### Supplied data
========================

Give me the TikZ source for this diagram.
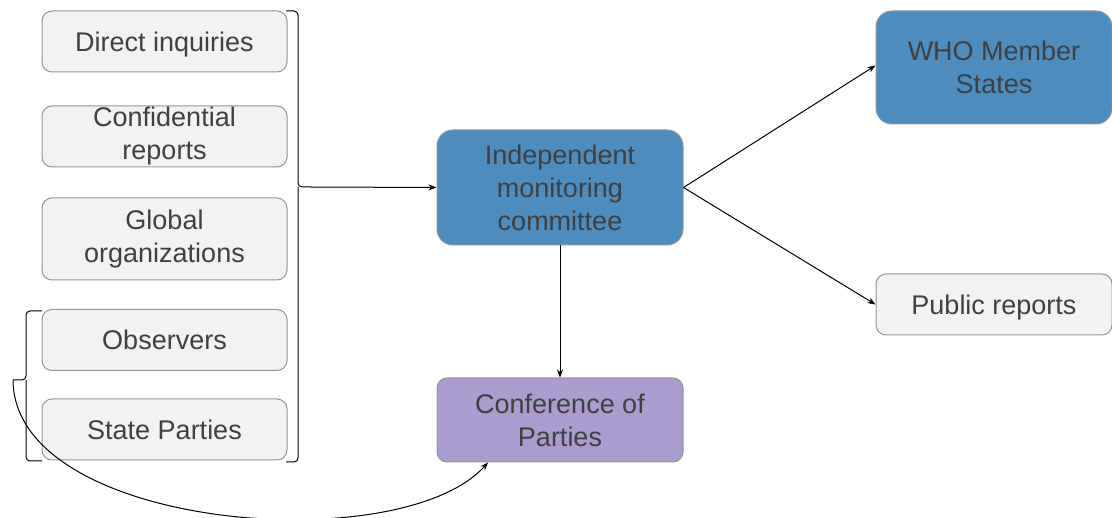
\documentclass[tikz,border=0pt]{standalone}
\usepackage{fontspec}
\setmainfont{Liberation Sans}
\usetikzlibrary{arrows.meta}
\definecolor{boxgray}{RGB}{242,242,242}
\definecolor{boxblue}{RGB}{76,140,190}
\definecolor{boxpurple}{RGB}{168,157,206}
\definecolor{txtgray}{RGB}{64,64,64}
\definecolor{linegray}{RGB}{150,150,150}
\begin{document}
\begin{tikzpicture}[x=1pt,y=-1pt,
		box/.style={draw=linegray,line width=1pt,rounded corners=10pt,align=center,
			text=txtgray,font=\fontsize{27}{33}\selectfont,inner sep=0pt},
		src/.style={box,fill=boxgray,minimum width=245pt,minimum height=61pt},
		low/.style={execute at begin node={\rule{0pt}{25.5pt}}},
		con/.style={-{Stealth[length=8pt,width=6pt]},line width=1pt}]
		\useasboundingbox (0,0) rectangle (1112,518);
		% sources
		\node [src,low] (dir) at (164.5,41.5) {Direct inquiries};
		\node [src,low] (conf) at (164.5,136.5) {Confidential\\reports};
		\node [src,low,minimum height=82pt] (glob) at (164.5,239) {Global\\organizations};
		\node [src] (obs) at (164.5,340) {Observers};
		\node [src] (sp) at (164.5,429.5) {State Parties};
		% main boxes
		\node [box,fill=boxblue,rounded corners=16pt,minimum width=246pt,minimum height=115pt] (imc) at (560,187.5) {Independent\\monitoring\\committee};
		\node [box,fill=boxpurple,minimum width=246pt,minimum height=84pt] (cop) at (560,420) {Conference of\\Parties};
		\node [box,fill=boxblue,rounded corners=16pt,minimum width=236pt,minimum height=113pt] (who) at (994,67.5) {WHO Member\\States};
		\node [src,low,minimum width=236pt] (pub) at (994,304.5) {Public reports};
		% brackets
		\coordinate (rb) at (310,187);
		\coordinate (lb) at (13,380);
		\draw [line width=1pt,rounded corners=4pt] (286,11) -| (298,187) -- (rb);
		\draw [line width=1pt,rounded corners=4pt] (286,462) -| (298,187);
		\draw [line width=1pt,rounded corners=4pt] (42,311) -| (26,380) -- (lb);
		\draw [line width=1pt,rounded corners=4pt] (42,461) -| (26,380);
		% connectors
		\draw [con] (rb) -- (imc.west);
		\draw [con] (imc.east) -- ([yshift=2pt]who.west);
		\draw [con] (imc.east) -- (pub.west);
		\draw [con] (imc.south) -- (cop.north);
		\draw [con] (lb) .. controls (14,530) and (400,560) .. ([xshift=-72pt]cop.south);
	\end{tikzpicture}
\end{document}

========================

### Written instruction
Retype the listing exactly. Pictures do not belong in the copy.

### Solved problem
Give me the TikZ source for this diagram.
\documentclass[tikz,border=0pt]{standalone}
\usepackage{fontspec}
\setmainfont{Liberation Sans}
\usetikzlibrary{arrows.meta}
\definecolor{boxgray}{RGB}{242,242,242}
\definecolor{boxblue}{RGB}{76,140,190}
\definecolor{boxpurple}{RGB}{168,157,206}
\definecolor{txtgray}{RGB}{64,64,64}
\definecolor{linegray}{RGB}{150,150,150}
\begin{document}
\begin{tikzpicture}[x=1pt,y=-1pt,
		box/.style={draw=linegray,line width=1pt,rounded corners=10pt,align=center,
			text=txtgray,font=\fontsize{27}{33}\selectfont,inner sep=0pt},
		src/.style={box,fill=boxgray,minimum width=245pt,minimum height=61pt},
		low/.style={execute at begin node={\rule{0pt}{25.5pt}}},
		con/.style={-{Stealth[length=8pt,width=6pt]},line width=1pt}]
		\useasboundingbox (0,0) rectangle (1112,518);
		% sources
		\node [src,low] (dir) at (164.5,41.5) {Direct inquiries};
		\node [src,low] (conf) at (164.5,136.5) {Confidential\\reports};
		\node [src,low,minimum height=82pt] (glob) at (164.5,239) {Global\\organizations};
		\node [src] (obs) at (164.5,340) {Observers};
		\node [src] (sp) at (164.5,429.5) {State Parties};
		% main boxes
		\node [box,fill=boxblue,rounded corners=16pt,minimum width=246pt,minimum height=115pt] (imc) at (560,187.5) {Independent\\monitoring\\committee};
		\node [box,fill=boxpurple,minimum width=246pt,minimum height=84pt] (cop) at (560,420) {Conference of\\Parties};
		\node [box,fill=boxblue,rounded corners=16pt,minimum width=236pt,minimum height=113pt] (who) at (994,67.5) {WHO Member\\States};
		\node [src,low,minimum width=236pt] (pub) at (994,304.5) {Public reports};
		% brackets
		\coordinate (rb) at (310,187);
		\coordinate (lb) at (13,380);
		\draw [line width=1pt,rounded corners=4pt] (286,11) -| (298,187) -- (rb);
		\draw [line width=1pt,rounded corners=4pt] (286,462) -| (298,187);
		\draw [line width=1pt,rounded corners=4pt] (42,311) -| (26,380) -- (lb);
		\draw [line width=1pt,rounded corners=4pt] (42,461) -| (26,380);
		% connectors
		\draw [con] (rb) -- (imc.west);
		\draw [con] (imc.east) -- ([yshift=2pt]who.west);
		\draw [con] (imc.east) -- (pub.west);
		\draw [con] (imc.south) -- (cop.north);
		\draw [con] (lb) .. controls (14,530) and (400,560) .. ([xshift=-72pt]cop.south);
	\end{tikzpicture}
\end{document}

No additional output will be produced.